3.3 What might IMDb code numbers mean?
Every film has been given a code by IMDb, so merging their datasets is straightforward. As the codes are all of the form ‘tt’ followed by a number, those numbers were plotted against year to see if there were any patterns. The resulting scatterplot is shown in Figure 3.5.
It looks as though most numbers were allocated in order of production year, but that some films were added to the database later. This is particularly true of the very early films. People might have thought that the Lumière brothers’ films of 1895 were the first, but there are 67 recorded earlier, and it appears, judging by the numbering, these were initially not in the database. The earliest film listed is “Passage de Venus” (Transit of Venus) from 1874, a few seconds recorded using a photographic revolver. Several early films are by the extraordinary Eadweard Muybridge, the man who showed that all four hooves of a galloping horse are off the ground at the same time.

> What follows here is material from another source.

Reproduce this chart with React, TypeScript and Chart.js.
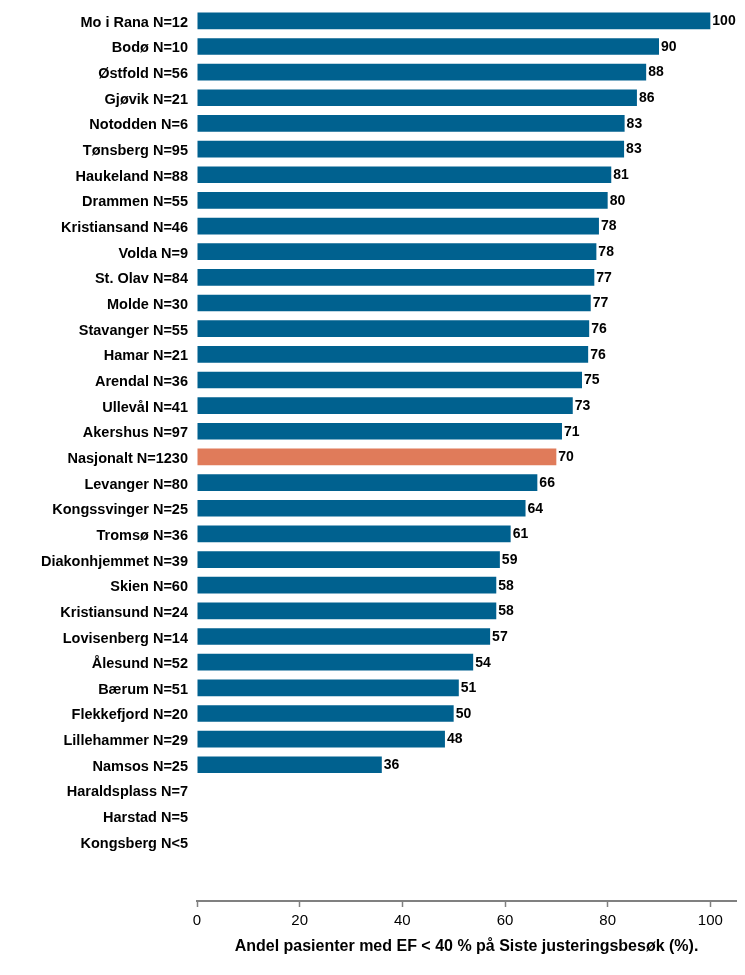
import React, { useEffect, useRef } from "react";
import { Chart, registerables } from "chart.js";

Chart.register(...registerables);

const categories: string[] = [
  "Mo i Rana N=12",
  "Bodø N=10",
  "Østfold N=56",
  "Gjøvik N=21",
  "Notodden N=6",
  "Tønsberg N=95",
  "Haukeland N=88",
  "Drammen N=55",
  "Kristiansand N=46",
  "Volda N=9",
  "St. Olav N=84",
  "Molde N=30",
  "Stavanger N=55",
  "Hamar N=21",
  "Arendal N=36",
  "Ullevål N=41",
  "Akershus N=97",
  "Nasjonalt N=1230",
  "Levanger N=80",
  "Kongssvinger N=25",
  "Tromsø N=36",
  "Diakonhjemmet N=39",
  "Skien N=60",
  "Kristiansund N=24",
  "Lovisenberg N=14",
  "Ålesund N=52",
  "Bærum N=51",
  "Flekkefjord N=20",
  "Lillehammer N=29",
  "Namsos N=25",
  "Haraldsplass N=7",
  "Harstad N=5",
  "Kongsberg N<5",
];

const values: (number | null)[] = [
  100, 90, 87.5, 85.7, 83.3, 83.2, 80.7, 80, 78.3, 77.8, 77.4, 76.7, 76.4,
  76.2, 75, 73.2, 71.1, 70, 66.3, 64, 61.1, 59, 58.3, 58.3, 57.1, 53.8, 51,
  50, 48.3, 36, null, null, null,
];

const nationalLabel = "Nasjonalt N=1230";
const xTickValues: number[] = [0, 20, 40, 60, 80, 100];
const xAxisTitle = "Andel pasienter med EF < 40 % på Siste justeringsbesøk (%).";

const BLUE = "#00618f";
const ORANGE = "#e07b5a";
const FONT = "Arial, 'Liberation Sans', sans-serif";

const valueLabelPlugin = {
  id: "valueLabels",
  afterDatasetsDraw(chart: any) {
    const ctx = chart.ctx;
    const meta = chart.getDatasetMeta(0);
    ctx.save();
    ctx.font = `bold 14px ${FONT}`;
    ctx.fillStyle = "#000";
    ctx.textAlign = "left";
    ctx.textBaseline = "middle";
    meta.data.forEach((el: any, i: number) => {
      const v = values[i];
      if (v === null || v === undefined) return;
      ctx.fillText(String(Math.round(v)), el.x + 2, el.y + 0.5);
    });
    ctx.restore();
  },
};

export default function App() {
  const ref = useRef<HTMLCanvasElement | null>(null);

  useEffect(() => {
    if (!ref.current) return;
    const chart = new Chart(ref.current, {
      type: "bar",
      data: {
        datasets: [
          {
            data: values.map((v, i) => ({ x: v, y: i })) as any,
            backgroundColor: categories.map((c) =>
              c === nationalLabel ? ORANGE : BLUE
            ),
            borderWidth: 0,
            barPercentage: 0.65,
            categoryPercentage: 1,
          },
        ],
      },
      options: {
        indexAxis: "y",
        animation: false,
        responsive: false,
        maintainAspectRatio: false,
        layout: { padding: { top: 8, right: 9, left: 0, bottom: 0 } },
        plugins: {
          legend: { display: false },
          tooltip: { enabled: false },
          title: { display: false },
        },
        scales: {
          y: {
            type: "linear",
            bounds: "data",
            offset: false,
            reverse: true,
            min: -0.5,
            max: 34.31,
            afterBuildTicks: (scale: any) => {
              scale.ticks = categories.map((_, i) => ({ value: i }));
            },
            afterFit: (scale: any) => {
              scale.width = 197;
              scale.paddingTop = 0;
              scale.paddingBottom = 0;
            },
            grid: { display: false, drawTicks: false, offset: false },
            border: { display: false },
            ticks: {
              autoSkip: false,
              padding: 9,
              labelOffset: 2,
              color: "#000",
              font: { family: FONT, size: 14.5, weight: "bold" },
              callback: (v: any) => categories[v as number] ?? "",
            },
          },
          x: {
            type: "linear",
            bounds: "data",
            min: 0,
            max: 105,
            afterBuildTicks: (scale: any) => {
              scale.ticks = xTickValues.map((v) => ({ value: v }));
            },
            afterFit: (scale: any) => {
              scale.height = 74;
              scale.paddingLeft = 0;
              scale.paddingRight = 0;
            },
            grid: {
              drawOnChartArea: false,
              drawTicks: true,
              tickLength: 6,
              tickWidth: 1.5,
              tickColor: "#808080",
            },
            border: { display: true, color: "#808080", width: 2 },
            ticks: {
              padding: 5,
              color: "#000",
              font: { family: FONT, size: 15 },
            },
            title: {
              display: true,
              text: xAxisTitle,
              color: "#000",
              font: { family: FONT, size: 16, weight: "bold" },
              padding: { top: 4, bottom: 19 },
            },
          },
        },
      },
      plugins: [valueLabelPlugin],
    });
    return () => chart.destroy();
  }, []);

  return (
    <div
      style={{
        position: "absolute",
        left: 0,
        top: 0,
        width: 745,
        height: 975,
        background: "#fff",
      }}
    >
      <canvas
        ref={ref}
        width={745}
        height={975}
        style={{ width: 745, height: 975, display: "block" }}
      />
    </div>
  );
}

As Figure 3.5 only includes films and shorts that received at least 100 votes, it may be misleading. The same plot was drawn for the over 1.25 million items with any ratings at all. This suggested that there might be informative features for low code numbers. Figure 3.6 limits code numbers to less than 1,000,000 and facets by type of item. The scatterplots imply that a set of code numbers between 500,000 and 750,000 was reserved for TV episodes. The TV categories predominantly start in the 1950s and the video category in the 1960s. Quite why the major categories appear to have a tail to the left is unclear. All this may have little importance but is an example of what graphics may uncover that would be difficult to find in other ways. There is an advantage in having something to talk about with domain experts, and it may lead to other, more pertinent, information emerging.